The Soviet Union, created after the 1917 revolution, required insignia to represent itself in line with other sovereign states, such as emblems, flags and seals, but the Soviet leaders did not wish to continue the old heraldic practices which they saw as associated with the societal system the revolution sought to replace. In response to the needs and wishes, the national emblem adopted would lack the traditional heraldic elements of a shield, helm, crest and mantling, and instead be presented more plainly. This style was followed then by other socialist and communist states, which wished to also focus attention on the nation's workers and diverge from feudalism and all of its associations.

==Coat of arms of Russia==

Coat of arms of Russia since 1993

The coat of arms of the Russian Federation derives from the earlier arms of the Russian Empire, as restored in 1992/3 after the dissolution of the Soviet Union. Though modified more than once since the reign of Ivan III (1462–1505), the current coat of arms is directly derived its medieval original. The general chromatic layout corresponds to the early-15th-century standard. The shape of the eagle can be traced back to the reign of Peter the Great (1682–1725), although the eagle in the modern arms is gold instead of the imperial black. It is similar to the national emblems of the Russian Empire. The current coat of arms was designed by artist Yevgeny Ukhnalyov; it was adopted officially on November 30, 1993.

A horseman, considered to be Saint George, killing a dragon, is the second of the two main Russian symbols. It is the coat of arms of Moscow and used on the flag of Moscow (which is a banner of arms) and as an inescutcheon (smaller shield) on the coat of arms of Russia.

The state coat of arms of the Soviet Union (Russian: Государственный герб СССР Gosudarstvennyiy gerb SSSR) was adopted in 1923 and was used until the break-up of the Soviet Union in 1991. Although it technically is an emblem rather than a coat of arms, since it doesn't follow heraldic rules, in Russian it is called герб (transliteration: gerb), the word used for a traditional coat of arms.

==Regulation==
In Imperial Russia, the use of coats of arms was not regulated – although comparatively common among the upper classes, arms of non-nobles were rare, although they were not banned. However, since they were not condoned, they were rare. In modern times, use has become more common. There has been no change in regulation, although the use of traditional noble indicators (certain types of helms, and supporters, for example) is restricted.
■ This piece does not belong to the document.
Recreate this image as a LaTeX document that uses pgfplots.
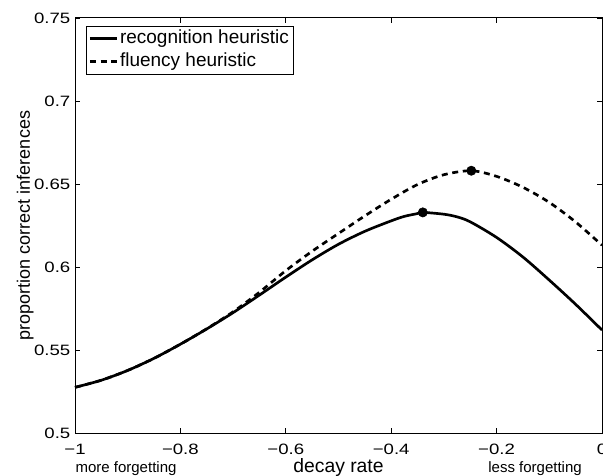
\documentclass[border=0pt]{standalone}
\usepackage{fontspec}
\setmainfont{Liberation Sans}
\newfontfamily\tickfont[FakeStretch=1.24]{Liberation Sans}
\usepackage{pgfplots}
\pgfplotsset{compat=1.18}

\begin{document}
\begin{tikzpicture}
\begin{axis}[
    scale only axis, width=395.25pt, height=311.25pt,
    xmin=-1, xmax=0, ymin=0.5, ymax=0.75,
    clip=false,
    xtick={-1,-0.8,-0.6,-0.4,-0.2,0},
    xticklabels={−1,−0.8,−0.6,−0.4,−0.2,0},
    ytick={0.5,0.55,0.6,0.65,0.7,0.75},
    yticklabels={0.5,0.55,0.6,0.65,0.7,0.75},
    tick align=inside, tick pos=both,
    major tick length=3.75pt,
    tick style={black, line width=0.6pt},
    axis line style={line width=0.75pt},
    tick label style={font=\tickfont\fontsize{11.25}{13}\selectfont},
    xticklabel style={yshift=-5pt},
    xlabel={decay rate},
    xlabel style={at={(axis description cs:0.5,0)}, anchor=base, yshift=-29.6pt,
        font=\fontsize{14.5}{16}\selectfont},
    ylabel={proportion correct inferences},
    ylabel style={at={(axis description cs:-0.0854,0.5)}, anchor=base,
        font=\fontsize{13.5}{15}\selectfont},
    legend style={at={(axis description cs:0.0209,0.9807)}, anchor=north west,
        draw=black, line width=0.6pt, font=\fontsize{14.25}{16}\selectfont,
        inner xsep=1.5pt, inner ysep=1pt, row sep=0.5pt,
        nodes={inner xsep=1.5pt, inner ysep=1.5pt, text height=10.5pt, text depth=3.2pt},
        cells={anchor=west}},
    legend image code/.code={\draw[#1, line width=2.2pt] (0pt,0pt) -- (20pt,0pt);},
]
% recognition heuristic
\addplot[black, line width=2pt, smooth, line join=round] table {
x y
-1.00 0.5275
-0.95 0.5318
-0.90 0.5377
-0.85 0.5450
-0.80 0.5535
-0.75 0.5627
-0.70 0.5725
-0.65 0.5831
-0.60 0.5939
-0.55 0.6043
-0.50 0.6137
-0.45 0.6215
-0.40 0.6278
-0.375 0.6305
-0.35 0.6322
-0.34 0.6329
-0.30 0.6318
-0.275 0.6302
-0.25 0.6272
-0.20 0.6178
-0.15 0.6060
-0.10 0.5921
-0.05 0.5775
0.00 0.5620
};
\addlegendentry{recognition heuristic}
% fluency heuristic
\addplot[black, line width=2pt, smooth, dash pattern=on 4.5pt off 3.5pt] table {
x y
-1.00 0.5275
-0.95 0.5318
-0.90 0.5377
-0.85 0.5450
-0.80 0.5535
-0.75 0.5628
-0.70 0.5730
-0.65 0.5848
-0.60 0.5978
-0.55 0.6095
-0.50 0.6202
-0.45 0.6308
-0.40 0.6408
-0.35 0.6497
-0.30 0.6556
-0.248 0.6580
-0.20 0.6546
-0.15 0.6480
-0.10 0.6389
-0.05 0.6271
0.00 0.6131
};
\addlegendentry{fluency heuristic}
\addplot[only marks, mark=*, mark size=3.5pt, black, forget plot] coordinates {
(-0.34,0.6329) (-0.248,0.6580)};
\node[anchor=base, font=\fontsize{11.25}{13}\selectfont, yshift=-29.5pt]
    at (axis description cs:0.0968,0) {more forgetting};
\node[anchor=base, font=\fontsize{11.25}{13}\selectfont, yshift=-29.5pt]
    at (axis description cs:0.873,0) {less forgetting};
\end{axis}
\pgfresetboundingbox
\useasboundingbox (-56.25pt,-31.5pt) rectangle (396pt,324.75pt);
\end{tikzpicture}
\end{document}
When the Soviet regime took over in Russia, it abolished all titles of nobility (although at that time they did not control the whole of Russia). However, this failed to abolish their heraldic lineage, which continued. There are, therefore, a large number of noble arms, complete with supporters and helms. In the Russian Empire, arms were actively used as a symbol of one's nobility. Unlike coats of arms in other countries (such as in English heraldry), they were largely granted to the family as a whole.

Some states have State Herald Masters, which have some regulating effects.

==Heraldic Council==
The Heraldic Council of the President of the Russian Federation (translated various ways) advises the President, and hence the State, on heraldic matters. This includes the use of official symbols, and preventing their use by non-authorised sources. It helps local and regional governments devise coats of arms. It also discusses matters, and researches heraldry in Russia. It runs, and has authority over, the State Heraldic Register.